The project will be completed in two phases, with the first phase consisting of transit-related facilities.
"That is the primary purpose of the site and that is what will be built and funded first," Radke said. "Whatever it takes to make the bus stuff work, including buildings, shelters and a drive isle, will be done first."
The public plaza, parking and landscaping would be added during the second phase sometime next year, Radke said. Once the county breaks ground, the project is expected to take about four months to complete.
"We will be looking at timing and weather, so there should be a lot going on in the next few weeks," Radke said.
As previously reported in The Park Record, the Federal Transit Administration awarded Park City Transit a $1.7 million grant last year for the estimated $2.4 million project. Summit County contributed $500,000 and Park City Transit provided $95,000. Approximately $105,000 must still be acquired.

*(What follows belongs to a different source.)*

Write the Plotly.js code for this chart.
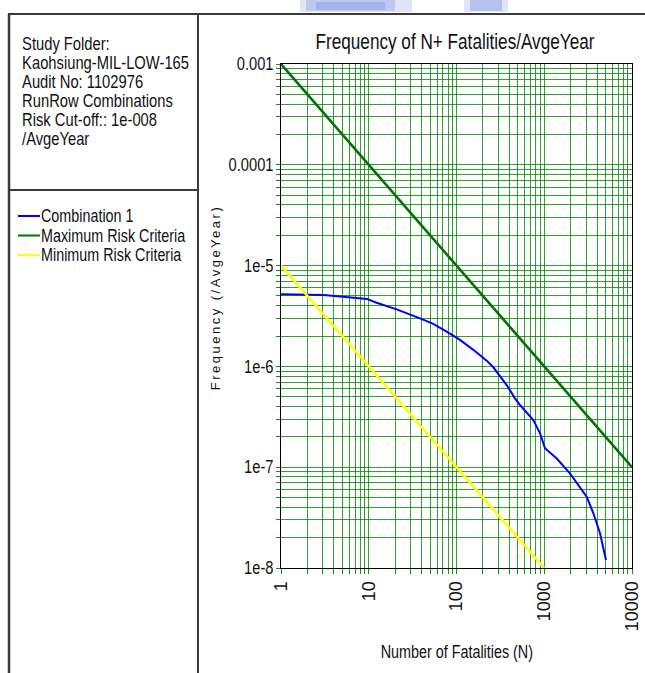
<!DOCTYPE html>
<html><head><meta charset="utf-8">
<script src="https://cdn.plot.ly/plotly-3.0.1.min.js"></script>
<style>html,body{margin:0;padding:0;background:#fff;}</style>
</head><body>
<div id="chart" style="width:645px;height:673px;"></div>
<script>
// ---- data ----
const comboN = [1, 3.04, 5.1, 9.5, 12.3, 20.8, 38.4, 54.4, 77.3, 109.6, 155.6, 220.8, 263, 373, 464, 529, 751, 895, 1020, 1387, 1963, 3045, 3630, 4317, 5057];
const comboF = [5.19e-6, 5.1e-6, 4.92e-6, 4.67e-6, 4.28e-6, 3.68e-6, 3.0e-6, 2.64e-6, 2.21e-6, 1.83e-6, 1.46e-6, 1.14e-6, 9.8e-7, 6.53e-7, 4.82e-7, 4.14e-7, 2.94e-7, 2.17e-7, 1.54e-7, 1.22e-7, 8.7e-8, 5.09e-8, 3.49e-8, 2.21e-8, 1.2e-8];
const maxN = [1, 10000];
const maxF = [1e-3, 1e-7];
const minN = [1, 1000];
const minF = [1e-5, 1e-8];
const xDecades = [1, 10, 100, 1000, 10000];
const xLabels = ['1', '10', '100', '1000', '10000'];
const yDecades = [1e-8, 1e-7, 1e-6, 1e-5, 1e-4, 1e-3];
const yLabels = ['1e-8', '1e-7', '1e-6', '1e-5', '0.0001', '0.001'];
const seriesNames = ['Combination 1', 'Maximum Risk Criteria', 'Minimum Risk Criteria'];
const seriesColors = ['#0000ff', '#007400', '#ffff00'];
const infoLines = ['Study Folder:', 'Kaohsiung-MIL-LOW-165', 'Audit No: 1102976', 'RunRow Combinations', 'Risk Cut-off:: 1e-008', '/AvgeYear'];
const chartTitle = 'Frequency of N+ Fatalities/AvgeYear';
const xTitle = 'Number of Fatalities (N)';
const yTitle = 'Frequency (/AvgeYear)';

// ---- layout helpers ----
const W = 645, H = 673;
const L = 281, R = 632, T = 64, B = 568;
const px = x => (x - L) / (R - L);
const py = y => (B - y) / (B - T);
const SANS = '"Liberation Sans", Arial, sans-serif';

function gridTicks(decades, labels) {
  const vals = [], text = [];
  decades.forEach((d, i) => {
    vals.push(d); text.push(labels[i]);
    if (i < decades.length - 1) {
      for (let k = 2; k <= 9; k++) { vals.push(d * k); text.push(''); }
    }
  });
  return {vals, text};
}
const xt = gridTicks(xDecades, xLabels);
const yt = gridTicks(yDecades, yLabels);

const traces = [
  {x: comboN, y: comboF, name: seriesNames[0], mode: 'lines', line: {color: seriesColors[0], width: 2}},
  {x: maxN, y: maxF, name: seriesNames[1], mode: 'lines', line: {color: seriesColors[1], width: 2.6}},
  {x: minN, y: minF, name: seriesNames[2], mode: 'lines', line: {color: seriesColors[2], width: 2.5}}
];

const frame = '#3a3a3a';
const wm = (x0, x1, y0, y1, a) => ({type: 'rect', xref: 'paper', yref: 'paper', x0: px(x0), x1: px(x1), y0: py(y1), y1: py(y0), fillcolor: `rgba(130,150,225,${a})`, line: {width: 0}, layer: 'below'});
const shapes = [
  // watermark remnants at the top
  wm(300, 412, 0, 12, 0.25), wm(306, 395, 0, 11, 0.35), wm(316, 385, 2, 10, 0.4),
  wm(464, 508, 0, 12, 0.25), wm(470, 502, 0, 11, 0.45),
  // frame
  {type: 'line', xref: 'paper', yref: 'paper', x0: px(8), x1: px(645), y0: py(14), y1: py(14), line: {color: frame, width: 2}},
  {type: 'line', xref: 'paper', yref: 'paper', x0: px(9), x1: px(9), y0: py(14), y1: py(673), line: {color: frame, width: 2.5}},
  {type: 'line', xref: 'paper', yref: 'paper', x0: px(198), x1: px(198), y0: py(14), y1: py(673), line: {color: frame, width: 2}},
  {type: 'line', xref: 'paper', yref: 'paper', x0: px(9), x1: px(198), y0: py(190), y1: py(190), line: {color: frame, width: 2}}
];
// legend swatches
const legY = [216, 235.5, 255];
seriesNames.forEach((n, i) => {
  shapes.push({type: 'line', xref: 'paper', yref: 'paper', x0: px(18), x1: px(40), y0: py(legY[i]), y1: py(legY[i]), line: {color: seriesColors[i], width: 2}});
});

const annotations = [];
const infoY = [44, 63, 82, 101, 120, 139];
infoLines.forEach((t, i) => {
  annotations.push({text: t, xref: 'paper', yref: 'paper', x: px(20), y: py(infoY[i]), xanchor: 'left', yanchor: 'middle', showarrow: false, font: {family: SANS, size: 18, color: '#111'}});
});
seriesNames.forEach((t, i) => {
  annotations.push({text: t, xref: 'paper', yref: 'paper', x: px(39), y: py(legY[i]), xanchor: 'left', yanchor: 'middle', showarrow: false, font: {family: SANS, size: 17.5, color: '#111'}});
});
annotations.push({text: yTitle, xref: 'paper', yref: 'paper', x: px(215), y: py(298), xanchor: 'center', yanchor: 'middle', textangle: -90, showarrow: false, font: {family: SANS, size: 13, color: '#111'}});
annotations.push({text: xTitle, xref: 'paper', yref: 'paper', x: px(457), y: py(652), xanchor: 'center', yanchor: 'middle', showarrow: false, font: {family: SANS, size: 17.5, color: '#111'}});

const layout = {
  width: W, height: H,
  margin: {l: L, r: W - R, t: T, b: H - B, pad: 0},
  paper_bgcolor: '#fff', plot_bgcolor: '#fff',
  showlegend: false,
  title: {text: chartTitle, x: 455 / W, xanchor: 'center', y: 1 - 41 / H, yanchor: 'middle', font: {family: SANS, size: 22, color: '#111'}},
  xaxis: {
    type: 'log', range: [0, 4], tickmode: 'array', tickvals: xt.vals, ticktext: xt.text,
    tickangle: -90, ticks: 'outside', ticklen: 5, tickcolor: '#1a8c1a',
    showgrid: true, gridcolor: 'rgba(0,128,0,0.78)', gridwidth: 1,
    showline: true, linecolor: '#000', linewidth: 1, mirror: true, zeroline: false,
    tickfont: {family: SANS, size: 18, color: '#111'}, fixedrange: true
  },
  yaxis: {
    type: 'log', range: [-8, -3], tickmode: 'array', tickvals: yt.vals, ticktext: yt.text,
    ticks: 'outside', ticklen: 4, tickcolor: '#1a8c1a',
    showgrid: true, gridcolor: 'rgba(0,128,0,0.78)', gridwidth: 1,
    showline: true, linecolor: '#000', linewidth: 1, mirror: true, zeroline: false,
    tickfont: {family: SANS, size: 17.5, color: '#111'}, fixedrange: true
  },
  shapes: shapes,
  annotations: annotations
};

// narrow the text horizontally (the original uses an Arial Narrow style face)
function condense(el, sx, mode, dx) {
  const bb = el.getBBox();
  const ax = mode === 'left' ? bb.x : mode === 'right' ? bb.x + bb.width : bb.x + bb.width / 2;
  const t = el.getAttribute('transform') || '';
  el.setAttribute('transform', `${t} translate(${ax + (dx || 0)},0) scale(${sx},1) translate(${-ax},0)`);
}

Plotly.newPlot('chart', traces, layout, {displayModeBar: false, staticPlot: true}).then(gd => {
  gd.querySelectorAll('.annotation-text').forEach(el => {
    const s = el.textContent;
    if (s === yTitle) el.style.letterSpacing = '2.5px';
    else if (s === xTitle) condense(el, 0.82, 'center');
    else condense(el, 0.82, 'left');
  });
  gd.querySelectorAll('.gtitle').forEach(el => condense(el, 0.78, 'center'));
  gd.querySelectorAll('.ytick text').forEach(el => condense(el, 0.84, 'right', 1));
});
</script>
</body></html>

Caroline Ferris, Summit County regional transportation director, recently met with the Summit County Council to update council members on several transportation-related studies and upcoming projects, including the transit center.
Ferris said she is "really excited" about the progress being made on the site plans to move the project closer to fruition, adding that she doesn’t want groundbreaking to be delayed.
"We are making progress, but it depends on whether Derrick feels comfortable with the final drawings and where we are on the request for proposal (RFP) for a contractor," Ferris said. "We’re going to leave it open to the contractor to tell us when we can get started, but we won’t know until we get the RFP out."